Aníbal Jaime Clara Caputi (born 5 March 1965) is an Uruguayan journalist, television presenter, writer and newsreader. He is the anchor of the Telenoche newscast of Channel 4 since 2023.

== Early life and education ==
Aníbal Jaime Clara Caputi was born on 5 March 1965 in San José de Mayo, the capital city of the San José Department, to Aníbal Clara, a school teacher and his wife, also a school teacher. He has two sisters: Isabel and Mercedes, a writer who was seen as a potential running mate for Daniel Martinez for the 2019 general election. He attended Primary School No. 45, where he was president of the institute's Red Cross.

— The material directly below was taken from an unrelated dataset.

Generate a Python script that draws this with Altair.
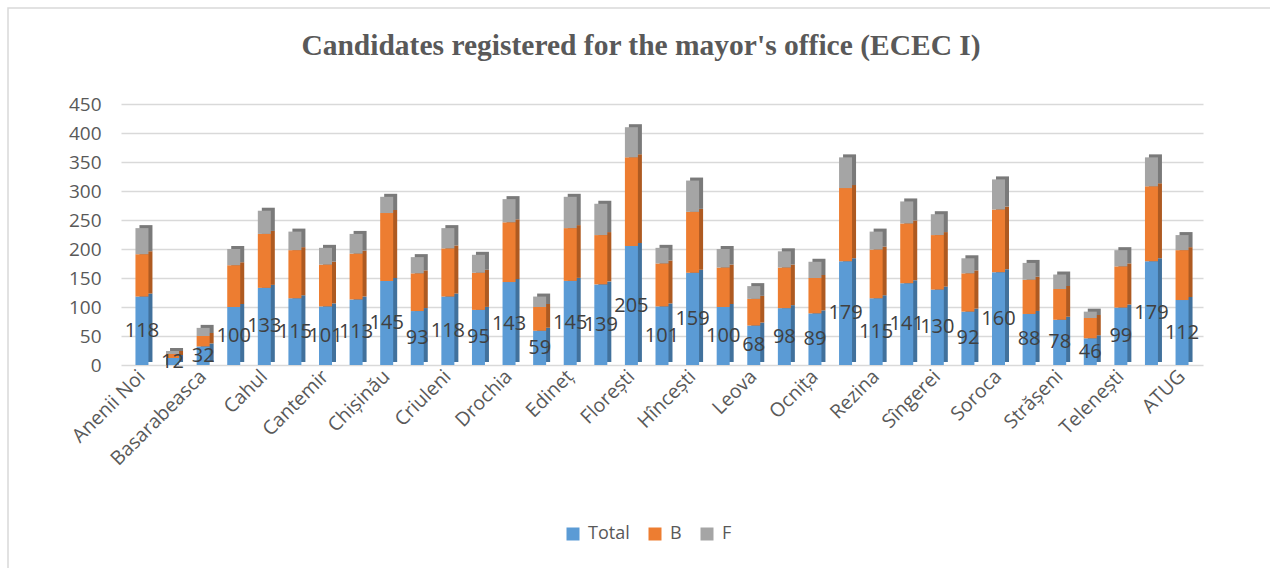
import altair as alt
import pandas as pd

# Districts in chart order
districts = [
    "Anenii Noi", "Bălți", "Basarabeasca", "Briceni", "Cahul", "Călărași",
    "Cantemir", "Căușeni", "Chișinău", "Cimișlia", "Criuleni", "Dondușeni",
    "Drochia", "Dubăsari", "Edineț", "Fălești", "Florești", "Glodeni",
    "Hîncești", "Ialoveni", "Leova", "Nisporeni", "Ocnița", "Orhei",
    "Rezina", "Rîșcani", "Sîngerei", "Șoldănești", "Soroca", "Ștefan Vodă",
    "Strășeni", "Taraclia", "Telenești", "Ungheni", "ATUG",
]

total = [118, 12, 32, 100, 133, 115, 101, 113, 145, 93, 118, 95, 143, 59, 145,
         139, 205, 101, 159, 100, 68, 98, 89, 179, 115, 141, 130, 92, 160, 88,
         78, 46, 99, 179, 112]
b_vals = [73, 7, 18, 72, 93, 83, 72, 79, 117, 65, 83, 64, 103, 41, 91,
          85, 153, 74, 105, 68, 46, 70, 61, 126, 84, 103, 94, 66, 108, 59,
          53, 35, 71, 129, 86]
f_vals = [45, 5, 14, 28, 40, 32, 29, 34, 28, 28, 35, 31, 40, 18, 54,
          54, 52, 27, 54, 32, 22, 28, 28, 53, 31, 38, 36, 26, 52, 29,
          25, 11, 28, 50, 26]

series = ["Total", "B", "F"]
front_colors = ["#5B9BD5", "#ED7D31", "#A5A5A5"]
side_colors = ["#41719C", "#AE5A21", "#7A7A7A"]
y_ticks = [0, 50, 100, 150, 200, 250, 300, 350, 400, 450]
title_text = "Candidates registered for the mayor's office (ECEC I)"

rows = []
for i, d in enumerate(districts):
    for k, (name, vals) in enumerate(zip(series, [total, b_vals, f_vals])):
        rows.append({"district": d, "series": name, "order": k, "value": vals[i]})
df = pd.DataFrame(rows)
df_total = pd.DataFrame({"district": districts, "value": total})

W, H = 1082, 261
LEFT, TOP = 121, 104
FONT = "Open Sans"
GREY_TEXT = "#595959"

x_axis = alt.Axis(
    values=districts[::2],
    labelAngle=315,
    labelAlign="right",
    labelBaseline="middle",
    labelFont=FONT,
    labelFontSize=19.5,
    labelColor=GREY_TEXT,
    labelPadding=8,
    labelOverlap=False,
    domain=False,
    ticks=False,
    grid=False,
)
y_axis = alt.Axis(
    values=y_ticks,
    labelFont=FONT,
    labelFontSize=19,
    labelColor=GREY_TEXT,
    labelPadding=20,
    labelOverlap=False,
    domain=False,
    ticks=False,
    grid=True,
    gridColor="#D9D9D9",
    gridWidth=1.5,
)
x_scale = alt.Scale(paddingInner=0.575, paddingOuter=0.4725)
y_scale = alt.Scale(domain=[0, 450], nice=False)

base = alt.Chart(df).encode(
    x=alt.X("district:N", sort=districts, title=None, scale=x_scale, axis=x_axis),
    y=alt.Y("value:Q", stack="zero", title=None, scale=y_scale, axis=y_axis),
    order=alt.Order("order:Q"),
)

# darker copy offset up/right gives the columns their side and top faces
side = base.mark_bar(xOffset=4, yOffset=-3).encode(
    color=alt.Color("series:N", scale=alt.Scale(domain=series, range=side_colors), legend=None)
)

front = base.mark_bar().encode(
    color=alt.Color(
        "series:N",
        scale=alt.Scale(domain=series, range=front_colors),
        legend=alt.Legend(
            title=None,
            orient="none",
            direction="horizontal",
            legendX=443,
            legendY=421,
            symbolType="square",
            symbolSize=169,
            symbolStrokeWidth=0,
            labelFont=FONT,
            labelFontSize=18,
            labelColor=GREY_TEXT,
            labelOffset=6,
            columnPadding=16,
        ),
    )
)

# Total value written in the middle of each blue segment
labels = (
    alt.Chart(df_total)
    .transform_calculate(mid="datum.value / 2")
    .mark_text(font=FONT, fontSize=20, color="#404040")
    .encode(
        x=alt.X("district:N", sort=districts, title=None, scale=x_scale, axis=x_axis),
        y=alt.Y("mid:Q", title=None, scale=y_scale, axis=y_axis),
        text=alt.Text("value:Q"),
    )
)

title = (
    alt.Chart(pd.DataFrame({"k": [0]}))
    .mark_text(
        text=title_text,
        font="Liberation Serif",
        fontSize=29.5,
        fontWeight="bold",
        color=GREY_TEXT,
        align="center",
        baseline="middle",
    )
    .encode(x=alt.value(641 - LEFT), y=alt.value(46 - TOP))
)

frame = (
    alt.Chart(pd.DataFrame({"k": [0]}))
    .mark_rect(fillOpacity=0, stroke="#D9D9D9", strokeWidth=1.5)
    .encode(x=alt.value(8 - LEFT), x2=alt.value(W + 200), y=alt.value(8 - TOP), y2=alt.value(H + 300))
)

chart = (
    alt.layer(frame, side, front, labels, title)
    .resolve_scale(color="independent")
    .properties(
        width=W,
        height=H,
        autosize=alt.AutoSizeParams(type="none"),
        padding={"left": LEFT, "top": TOP, "right": 1270 - LEFT - W, "bottom": 568 - TOP - H},
        background="white",
    )
    .configure_view(stroke=None)
)

chart.save("out.html", embed_options={"renderer": "svg", "actions": False})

He attended the Institute of Philosophy, Sciences and Letters, which would later be the Catholic University of Uruguay, to study journalism; he graduated with a Licentiate in Social Communication.

== Career ==
He ventured into radio at the age of eight, when he won an award at CW 41 Broadcasting station in San José de Mayo and began helping answer phone calls. In 1975, at the age of ten, he made his debut on the air with the program Casos, cosas de todo un poco, and five years later, when he was already a radio operator, he premiered the Sunday program Panorama, el programa distinto de la Radio San José, which was on the air almost three years.

When he left the radio in his hometown to move to Montevideo to study journalism, he was hired by the Federated Agrarian Cooperatives to take care of the communication area. He worked there during 10 years, and then was employed by the Press Office of the Ministry of Livestock, Agriculture and Fisheries. In 1996 he was summoned by Sarandí 690 to serve as producer of the program En vivo y en directo and in 2001 he began to present the cultural program Sábado Sarandí, one of the most listened to on the station. On April 5, 2004, he premiered the radio program Al pan pan, as co-host with Sergio Puglia.

In May 2021 it was announced that Clara would leave the Al pan pan, being replaced by Ana María Mizrahi. In March 2022, he replaced Claudia García as host of the morning show Buen Día produced by Channel 4. On November 9, 2022, it was announced that Clara would replace Daniel Castro as news anchor on Channel 4's Telenoche newscast. He began reading the news with Viviana Ruggiero and Emilio Izaguirre on January 16, 2023, in a renewal of the newscast.

== Bibliography ==

- Sin pecado un adorno (1999)
- En campaña, una mirada sobre propaganda y marketing político (2009)
- Es inmensa la noche (2011)
- La terrible presión de la nada (2015)
- Otra forma de silencio (2018)
- No todo está dicho, cultura y política en caricaturas (2020)
- En la larga noche (2021)

== Personal life ==
Clara is married to the Spanish resident in Uruguay Alva Sueiras. Both run Delicatessen.uy, a blog dedicated to gastronomy, culture and travel.